UAW revisited

Steve Diamond makes an excellent point in his comment on this post. The UAW isn’t the direct owner of the Chrysler shares (nor will it be of the GM shares). The owner is the Voluntary Employee Beneficiary Association, or VEBA, which was set up to pay benefits to the retirees. So the retirees are now dependent on the success of Chrysler and its stock. As Diamond points out, the VEBA’s first duty is to retirees, which puts it at odds with the active workers in the UAW. The structure also makes the retirees utterly dependent on the success of a corporation in which the union has no voice in running.

As Sam Gindin, who was for many years the top economist at the Canadian Auto Workers, pointed out to me, the UAW has bet everything on maintaining health care benefits. That bet looks shakier than ever.

A word on the UAW itself: this is not a poor union. As of 2006, it had assets of almost $1.3 billion, and annual receipts of $304 million. (I wish I could provide a link to the UAW’s own financial statements, but if they’re on their website, I can’t find them. I had to go to the anti-union site,, to find this basic financial info. And I learned that there that the AFL-CIO had successfully lobbied the Obama administration to loosen financial disclosure requirements for unions.) It could have easily financed serious research into a better strategic direction for the auto industry than the idiot management has been able to—cleaner cars, better modes of work organization. Its PAC spent $13 million on campaign contributions during the 2008 election cycle; it could have spent a few mil of that on campaigning for national health insurance.

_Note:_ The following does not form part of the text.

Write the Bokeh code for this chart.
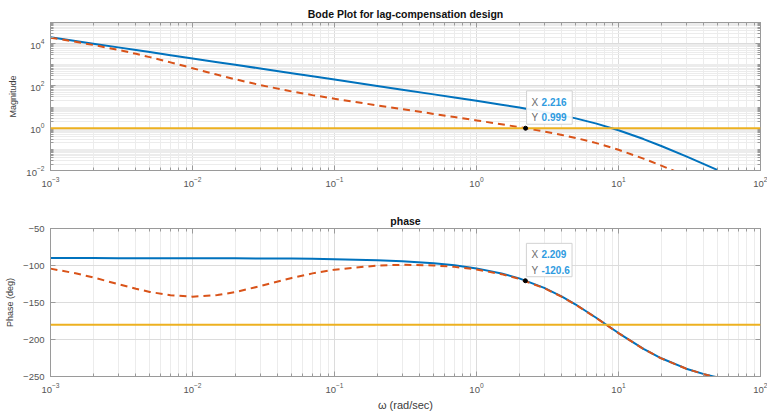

But they didn’t. And now they’re pretty well screwed.

9 Comments on “UAW revisited

  1. The UAW has abandoned any pretense to act in the interests of the entire working class. It is all about cutting deals. How can a union agree to a two-tier wage system in which new hires get about 1/2 of veterans, for the same work? No union will be able to have a united front about anything with such as scheme in place. And you are certainly right about the union having lots of wealth and income. It would be interesting to know how much money, if any, is in all the jointness funds the union negotiated with the companies.

    All in all, how could anyone be optimistic about organized labor in the United States? The new healthcare union started by the good people in California who rejected SEIU’s trusteeship will need a million dollars or so just to fend off the lawsuits and other charges the SEIU has filed and will file against it.

    More and more, our entire society, including much of the labor movement, seems to be a kind of racket, aimed at squeezing money out of us to finance good living for a few.

  2. Great point on the distinction between the UAW actives and retirees. Great angle to look at as this unfolds. I think organized labor may be passe in this country (for better or worse).

  3. What did Andy Stern say? The class-struggle is obsolete?

  4. Pingback: TheTradingReport » Blog Archive » links for 2009-05-04

  5. “As Diamond points out, the VEBA’s first duty is to retirees, which puts it at odds with the active workers in the UAW.”

    Ironic, and it’s not just VEBA. Where’s the solidarity? At his press conference last Wednesday Obama promised new financial regulations by the end of year. For me that will be where the rubber hits the road, after the Demcrats sold out on EFCA.

  6. Dough,

    Given the Borg-Warner limitations on mandatory subjects for collective bargaining, its a little unclear what good it would have done the UAW to develop alternative strategic plans for the industry. They would have had little opportunity to put them in place. Moreover, I had always thought that you were very skeptical of union efforts to influence company decision making, for instance through activism by pension fund shareholders (not that the UAW has any influence there, since its members have mainly been in corporate, and not Taft-Hartley funds). I mean, I don’t disagree that being able to present a coherent and plausible alternative strategy for the industry would not have been good, but this seems to me to be very much at odds with what you’ve previously viewed as good approaches for a union to follow.

  7. Two of the most depressing experiences of my life have been attendances at national union conventions.

    Meanwhile, my mentor David Milton wrote an excellent history of the triumph of paycheck unionism in the early Cold War years.

    Now, among other things, I believe it’s actually illegal to try to engage in political unionism. As Michael says, trying that would bring rafts of lawsuits, not to mention employer unfair labor practices charges.

    The AFL-ack-CIO needs to spend its money on labor law reform plus organizing/public education.

    Ain’t gonna happen, barring a rank-and-file rebellion. That’s take a while longer, even if people can tear themselves away from commercial TV and Twitter.

  8. They wouldn’t have had to present any strategic plans in a collective bargaining framework – one of the problems with business unionism is precisely how it makes everything about bargaining. They could have presented it to the world, to influence political discourse.

    My objection to pension fund activism is that it largely occurs on the terrain of capital – the financial markets – which seriously constricts the discourse, and often puts unions into strange alliances with shareholder rights types. Presenting a different vision for the auto industry would challenge the discursive limitations of both the collective bargaining and capital markets arenas.

    And the failure to act on single-payer, well, that’s a profound error. And since you’re writing from a Change to Win address, need I mention that they’re not the only ones to make such a mistake?